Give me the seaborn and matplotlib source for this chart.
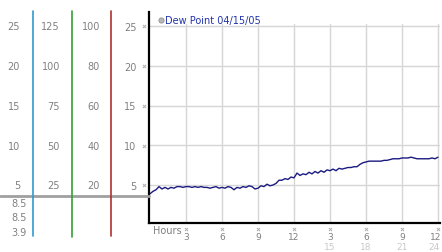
import matplotlib
matplotlib.use("Agg")
import matplotlib.pyplot as plt
import seaborn as sns
import pandas as pd
import numpy as np

# ---- data ----
hours = [i * 0.25 for i in range(97)]
dew_point = [3.9, 4.2, 4.4, 4.8, 4.5, 4.7, 4.5, 4.7, 4.6, 4.8, 4.8, 4.7, 4.8, 4.8, 4.7, 4.8,
             4.7, 4.8, 4.7, 4.7, 4.6, 4.7, 4.8, 4.6, 4.7, 4.6, 4.8, 4.7, 4.4, 4.7, 4.6, 4.8,
             4.7, 4.9, 4.8, 4.5, 4.6, 4.9, 4.8, 5.1, 4.9, 5.0, 5.2, 5.6, 5.6, 5.8, 5.7, 6.0,
             5.9, 6.5, 6.2, 6.4, 6.3, 6.6, 6.4, 6.7, 6.5, 6.8, 6.6, 6.9, 6.8, 7.0, 6.8, 7.1,
             7.0, 7.1, 7.2, 7.2, 7.3, 7.3, 7.6, 7.8, 7.9, 8.0, 8.0, 8.0, 8.0, 8.0, 8.1, 8.1,
             8.2, 8.3, 8.3, 8.3, 8.4, 8.4, 8.4, 8.5, 8.4, 8.3, 8.3, 8.3, 8.3, 8.3, 8.4, 8.3, 8.5]
x_ticks = [3, 6, 9, 12, 15, 18, 21, 24]
x_labels_top = ["3", "6", "9", "12", "3", "6", "9", "12"]
x_labels_bottom = ["", "", "", "", "15", "18", "21", "24"]
y_ticks = [25, 20, 15, 10, 5]
scale1 = ["25", "20", "15", "10", "5"]
scale2 = ["125", "100", "75", "50", "25"]
scale3 = ["100", "80", "60", "40", "20"]
stats = ["8.5", "8.5", "3.9"]
legend_label = "Dew Point 04/15/05"

W, H = 442, 253
fig = plt.figure(figsize=(W / 100, H / 100), dpi=100)
sns.set_style("white")
plt.rcParams['font.family'] = ['DejaVu Sans']

def fx(x):
    return x / W

def fy(y):
    return 1 - y / H

# main axes
ax = fig.add_axes([fx(149), fy(224), fx(440 - 149), (224 - 13) / H])
df = pd.DataFrame({"hour": hours, "dew": dew_point})
ax.set_xlim(-1 / 12, 24 + 2 / 12)
ax.set_ylim(5 - 38 / 7.95, 5 + 173 / 7.95)
ylo, yhi = ax.get_ylim()
for t in x_ticks:
    ax.axvline(t, ymin=0, ymax=(25.25 - ylo) / (yhi - ylo), color="#d6d6d6", lw=1, zorder=0)
for t in y_ticks:
    ax.axhline(t, color="#d6d6d6", lw=1, zorder=0)
sns.lineplot(data=df, x="hour", y="dew", ax=ax, color="#1a1a80", lw=1, legend=False)
for s in ["top", "right"]:
    ax.spines[s].set_visible(False)
for s in ["left", "bottom"]:
    ax.spines[s].set_color("black")
    ax.spines[s].set_linewidth(1.6)
ax.set_xticks(x_ticks)
ax.set_xticklabels([])
ax.set_yticks(y_ticks)
ax.set_yticklabels(scale1, fontsize=7, color="#808080")
ax.tick_params(axis="x", length=0)
ax.tick_params(axis="y", length=0, pad=9)
ax.set_xlabel("")
ax.set_ylabel("")

# overlay in pixel coordinates
ov = fig.add_axes([0, 0, 1, 1])
ov.set_xlim(0, W)
ov.set_ylim(H, 0)
ov.axis("off")
ov.patch.set_alpha(0)

ypix = [27, 66.5, 106.5, 146.5, 186]
ov.plot([0, 149], [197, 197], color="#a0a0a0", lw=2)
ov.plot([33, 33], [12, 237], color="#3399cc", lw=1.2)
ov.plot([72, 72], [12, 238], color="#33a033", lw=1.2)
ov.plot([111, 111], [12, 237], color="#b03030", lw=1.2)
for yp, a, b, c in zip(ypix, scale1, scale2, scale3):
    ov.text(20, yp, a, ha="right", va="center", fontsize=7, color="#808080")
    ov.text(60, yp, b, ha="right", va="center", fontsize=7, color="#808080")
    ov.text(100, yp, c, ha="right", va="center", fontsize=7, color="#808080")
    ov.scatter([144], [yp], marker="x", s=5, color="#b0b0b0", lw=0.7)
for yp, s in zip([204, 218.5, 233], stats):
    ov.text(27, yp, s, ha="right", va="center", fontsize=7, color="#808080")
for i, (t, lt, lb) in enumerate(zip(x_ticks, x_labels_top, x_labels_bottom)):
    xp = 150 + t * 12
    last = i == len(x_ticks) - 1
    ov.scatter([xp], [230], marker="x", s=5, color="#b0b0b0", lw=0.7)
    ov.text(441 if last else xp, 237.5, lt, ha="right" if last else "center", va="center",
            fontsize=6.5, color="#808080")
    if lb:
        ov.text(440 if last else xp, 247.5, lb, ha="right" if last else "center", va="center",
                fontsize=6.5, color="#c8c8c8")
ov.text(153, 231.5, "Hours", ha="left", va="center", fontsize=7, color="#808080")
ov.scatter([160.5], [20.5], s=14, color="#b8b8b8", edgecolor="#909090", lw=0.6)
ov.text(165, 20.5, legend_label, ha="left", va="center", fontsize=7, color="#2233aa")

fig.savefig("out.png", dpi=100)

_ _ _

__What the task asks__.
With all pictures left out, please transcribe exactly the lines from the start of the material through the line with "import numpy as np".

__Exercise answer__.
Give me the seaborn and matplotlib source for this chart.
import matplotlib
matplotlib.use("Agg")
import matplotlib.pyplot as plt
import seaborn as sns
import pandas as pd
import numpy as np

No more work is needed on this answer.